Listing =

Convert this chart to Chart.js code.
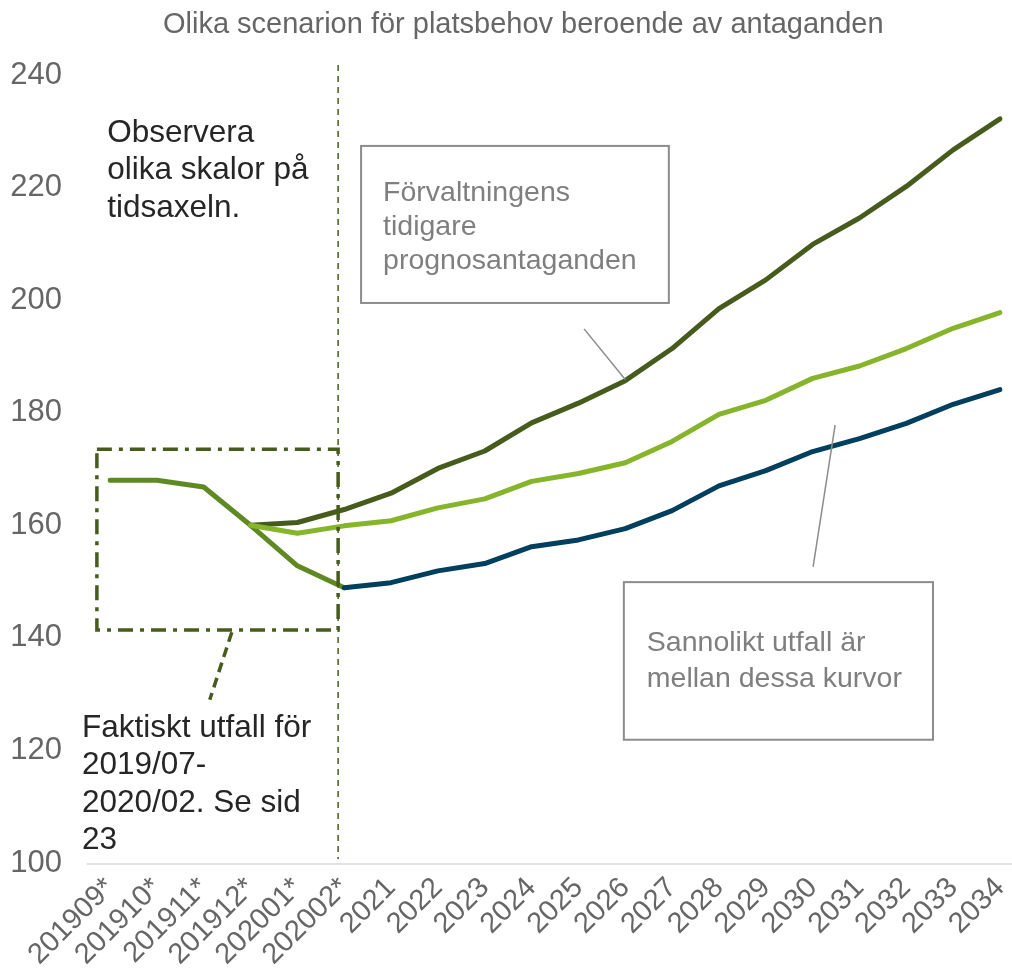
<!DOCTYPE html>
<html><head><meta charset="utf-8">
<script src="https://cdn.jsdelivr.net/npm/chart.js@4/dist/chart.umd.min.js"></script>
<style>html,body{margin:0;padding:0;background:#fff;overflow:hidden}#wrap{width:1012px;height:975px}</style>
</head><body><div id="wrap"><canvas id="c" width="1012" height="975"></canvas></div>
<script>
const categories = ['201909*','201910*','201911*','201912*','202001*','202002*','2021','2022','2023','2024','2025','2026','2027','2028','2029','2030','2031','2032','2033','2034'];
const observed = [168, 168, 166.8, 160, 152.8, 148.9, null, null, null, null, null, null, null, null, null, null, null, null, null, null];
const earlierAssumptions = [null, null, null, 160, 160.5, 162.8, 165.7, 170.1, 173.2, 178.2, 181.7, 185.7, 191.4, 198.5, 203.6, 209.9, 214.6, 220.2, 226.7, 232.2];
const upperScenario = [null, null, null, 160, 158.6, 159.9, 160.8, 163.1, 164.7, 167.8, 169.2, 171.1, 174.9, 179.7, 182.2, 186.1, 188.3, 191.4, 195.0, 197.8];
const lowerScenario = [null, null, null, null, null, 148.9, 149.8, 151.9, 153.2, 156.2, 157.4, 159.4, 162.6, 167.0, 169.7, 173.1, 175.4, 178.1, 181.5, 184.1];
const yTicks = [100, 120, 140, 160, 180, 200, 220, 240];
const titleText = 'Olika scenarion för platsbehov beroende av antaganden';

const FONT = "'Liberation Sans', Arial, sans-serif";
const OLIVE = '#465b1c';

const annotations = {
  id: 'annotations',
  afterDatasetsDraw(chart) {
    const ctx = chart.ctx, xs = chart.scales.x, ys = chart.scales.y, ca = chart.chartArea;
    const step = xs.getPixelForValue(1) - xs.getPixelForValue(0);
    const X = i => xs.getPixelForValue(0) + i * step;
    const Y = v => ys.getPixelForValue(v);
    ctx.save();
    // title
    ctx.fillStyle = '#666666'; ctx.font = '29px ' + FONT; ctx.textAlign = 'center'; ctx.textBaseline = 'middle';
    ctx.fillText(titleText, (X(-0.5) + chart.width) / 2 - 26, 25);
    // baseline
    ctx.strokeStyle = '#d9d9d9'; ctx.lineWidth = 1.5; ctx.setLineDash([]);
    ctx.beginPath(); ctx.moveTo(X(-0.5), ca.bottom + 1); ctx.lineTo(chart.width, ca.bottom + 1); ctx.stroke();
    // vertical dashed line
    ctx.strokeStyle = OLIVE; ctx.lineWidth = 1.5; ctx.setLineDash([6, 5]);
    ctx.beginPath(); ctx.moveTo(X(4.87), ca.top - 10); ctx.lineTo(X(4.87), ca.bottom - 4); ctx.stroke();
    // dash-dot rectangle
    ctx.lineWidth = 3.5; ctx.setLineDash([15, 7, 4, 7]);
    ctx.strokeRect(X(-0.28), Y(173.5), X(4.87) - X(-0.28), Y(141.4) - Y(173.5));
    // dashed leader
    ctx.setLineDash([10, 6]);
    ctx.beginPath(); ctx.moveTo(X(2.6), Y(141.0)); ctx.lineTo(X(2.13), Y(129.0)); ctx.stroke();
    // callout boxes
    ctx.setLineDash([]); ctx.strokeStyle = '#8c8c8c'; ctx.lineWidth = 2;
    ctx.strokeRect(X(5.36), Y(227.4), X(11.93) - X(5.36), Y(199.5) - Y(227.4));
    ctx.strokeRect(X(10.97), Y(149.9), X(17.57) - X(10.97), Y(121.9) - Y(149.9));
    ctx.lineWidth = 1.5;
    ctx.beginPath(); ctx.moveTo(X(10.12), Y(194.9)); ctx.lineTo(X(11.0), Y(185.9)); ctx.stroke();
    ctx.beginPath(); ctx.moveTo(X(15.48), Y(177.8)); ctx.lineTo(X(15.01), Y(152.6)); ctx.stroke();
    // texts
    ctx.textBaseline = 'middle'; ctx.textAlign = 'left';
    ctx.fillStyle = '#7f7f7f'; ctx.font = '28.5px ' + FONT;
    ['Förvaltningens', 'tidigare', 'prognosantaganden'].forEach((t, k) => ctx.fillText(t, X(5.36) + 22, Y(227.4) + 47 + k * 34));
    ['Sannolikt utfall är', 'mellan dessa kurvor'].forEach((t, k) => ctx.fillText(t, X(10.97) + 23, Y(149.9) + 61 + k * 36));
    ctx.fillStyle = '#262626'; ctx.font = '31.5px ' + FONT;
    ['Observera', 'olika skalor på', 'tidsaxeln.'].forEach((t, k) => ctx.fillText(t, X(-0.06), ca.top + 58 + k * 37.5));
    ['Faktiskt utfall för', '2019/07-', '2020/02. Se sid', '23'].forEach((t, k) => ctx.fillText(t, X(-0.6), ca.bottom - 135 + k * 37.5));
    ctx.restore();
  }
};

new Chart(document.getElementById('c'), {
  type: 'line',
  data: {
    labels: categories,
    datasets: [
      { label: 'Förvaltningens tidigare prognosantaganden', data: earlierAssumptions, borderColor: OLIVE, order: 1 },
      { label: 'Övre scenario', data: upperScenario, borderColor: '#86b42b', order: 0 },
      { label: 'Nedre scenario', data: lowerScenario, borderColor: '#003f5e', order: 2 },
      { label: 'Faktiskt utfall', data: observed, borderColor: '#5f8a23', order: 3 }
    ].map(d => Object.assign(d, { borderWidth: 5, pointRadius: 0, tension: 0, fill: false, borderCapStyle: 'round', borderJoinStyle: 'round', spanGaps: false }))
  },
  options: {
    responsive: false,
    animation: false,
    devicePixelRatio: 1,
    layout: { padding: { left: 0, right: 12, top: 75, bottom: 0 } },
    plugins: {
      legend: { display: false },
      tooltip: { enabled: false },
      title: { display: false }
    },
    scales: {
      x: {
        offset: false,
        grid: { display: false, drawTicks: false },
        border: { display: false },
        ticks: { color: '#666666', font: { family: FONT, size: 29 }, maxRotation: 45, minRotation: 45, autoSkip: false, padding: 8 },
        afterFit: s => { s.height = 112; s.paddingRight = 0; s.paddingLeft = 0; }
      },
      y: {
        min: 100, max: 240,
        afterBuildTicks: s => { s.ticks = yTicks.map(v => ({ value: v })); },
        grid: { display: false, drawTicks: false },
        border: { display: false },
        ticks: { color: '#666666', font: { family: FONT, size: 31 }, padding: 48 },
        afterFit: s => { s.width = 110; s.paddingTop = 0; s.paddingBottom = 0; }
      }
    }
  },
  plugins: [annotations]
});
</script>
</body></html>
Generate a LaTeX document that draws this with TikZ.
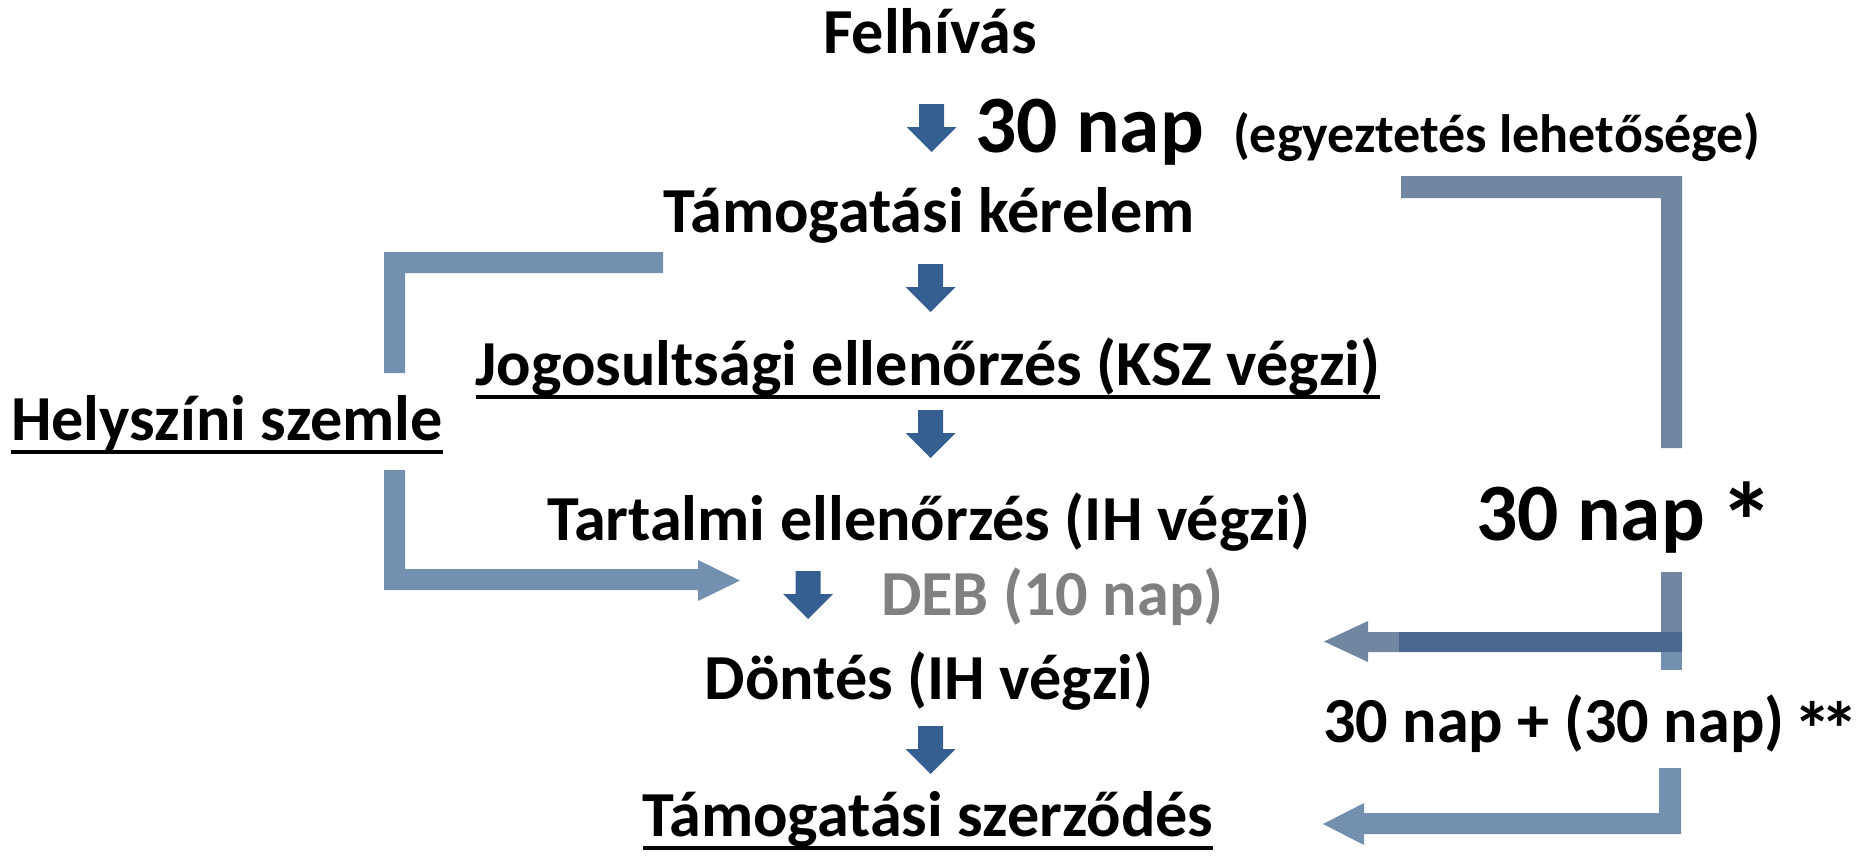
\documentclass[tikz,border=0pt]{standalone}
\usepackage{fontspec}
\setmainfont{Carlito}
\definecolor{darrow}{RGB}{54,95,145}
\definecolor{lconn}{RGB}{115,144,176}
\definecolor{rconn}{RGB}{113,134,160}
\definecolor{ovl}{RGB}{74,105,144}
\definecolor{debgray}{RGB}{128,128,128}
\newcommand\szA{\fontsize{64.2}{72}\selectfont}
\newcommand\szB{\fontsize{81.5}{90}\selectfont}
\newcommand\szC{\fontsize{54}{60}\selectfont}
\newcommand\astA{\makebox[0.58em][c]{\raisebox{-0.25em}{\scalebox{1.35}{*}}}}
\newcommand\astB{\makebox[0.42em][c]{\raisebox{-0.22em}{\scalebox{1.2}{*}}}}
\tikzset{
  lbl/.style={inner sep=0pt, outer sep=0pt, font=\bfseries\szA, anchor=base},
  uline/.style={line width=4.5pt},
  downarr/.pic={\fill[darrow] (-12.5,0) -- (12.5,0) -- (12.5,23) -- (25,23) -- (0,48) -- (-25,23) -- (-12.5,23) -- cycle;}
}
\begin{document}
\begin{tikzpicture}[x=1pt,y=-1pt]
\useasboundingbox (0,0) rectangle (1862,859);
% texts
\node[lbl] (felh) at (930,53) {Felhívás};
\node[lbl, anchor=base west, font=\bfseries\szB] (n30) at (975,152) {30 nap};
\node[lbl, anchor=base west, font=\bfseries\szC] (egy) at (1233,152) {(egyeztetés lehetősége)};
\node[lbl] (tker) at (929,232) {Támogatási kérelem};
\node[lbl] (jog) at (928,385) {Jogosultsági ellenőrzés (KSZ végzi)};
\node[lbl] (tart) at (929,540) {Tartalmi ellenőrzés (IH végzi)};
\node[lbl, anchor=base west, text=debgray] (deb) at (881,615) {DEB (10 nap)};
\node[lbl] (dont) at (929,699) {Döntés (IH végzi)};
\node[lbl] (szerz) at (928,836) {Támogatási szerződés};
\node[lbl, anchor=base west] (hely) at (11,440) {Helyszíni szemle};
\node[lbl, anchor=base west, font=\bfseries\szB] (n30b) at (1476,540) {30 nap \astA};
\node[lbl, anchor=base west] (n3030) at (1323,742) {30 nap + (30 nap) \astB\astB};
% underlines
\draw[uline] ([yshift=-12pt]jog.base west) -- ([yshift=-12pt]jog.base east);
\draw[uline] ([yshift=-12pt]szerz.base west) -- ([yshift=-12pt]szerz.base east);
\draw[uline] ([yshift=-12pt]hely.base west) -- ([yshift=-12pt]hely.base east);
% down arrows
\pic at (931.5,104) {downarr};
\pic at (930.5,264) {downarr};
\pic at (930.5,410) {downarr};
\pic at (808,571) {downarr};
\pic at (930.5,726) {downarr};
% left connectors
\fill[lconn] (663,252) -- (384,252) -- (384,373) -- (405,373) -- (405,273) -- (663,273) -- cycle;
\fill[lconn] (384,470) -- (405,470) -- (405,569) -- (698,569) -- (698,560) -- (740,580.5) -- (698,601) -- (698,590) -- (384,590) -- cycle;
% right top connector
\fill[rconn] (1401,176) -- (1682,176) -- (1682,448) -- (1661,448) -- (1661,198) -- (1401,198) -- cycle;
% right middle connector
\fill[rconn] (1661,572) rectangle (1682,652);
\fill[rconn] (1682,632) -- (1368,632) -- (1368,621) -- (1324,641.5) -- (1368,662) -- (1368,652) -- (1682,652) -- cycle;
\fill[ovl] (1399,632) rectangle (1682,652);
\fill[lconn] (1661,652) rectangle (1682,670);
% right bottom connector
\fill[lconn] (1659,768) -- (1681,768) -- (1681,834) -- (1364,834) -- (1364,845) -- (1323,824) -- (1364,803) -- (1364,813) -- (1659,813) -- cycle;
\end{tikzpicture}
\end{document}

Job = List the lines that contain the word "this".

Exercise result =
Convert this chart to Chart.js code.
Generate a LaTeX document that draws this with TikZ.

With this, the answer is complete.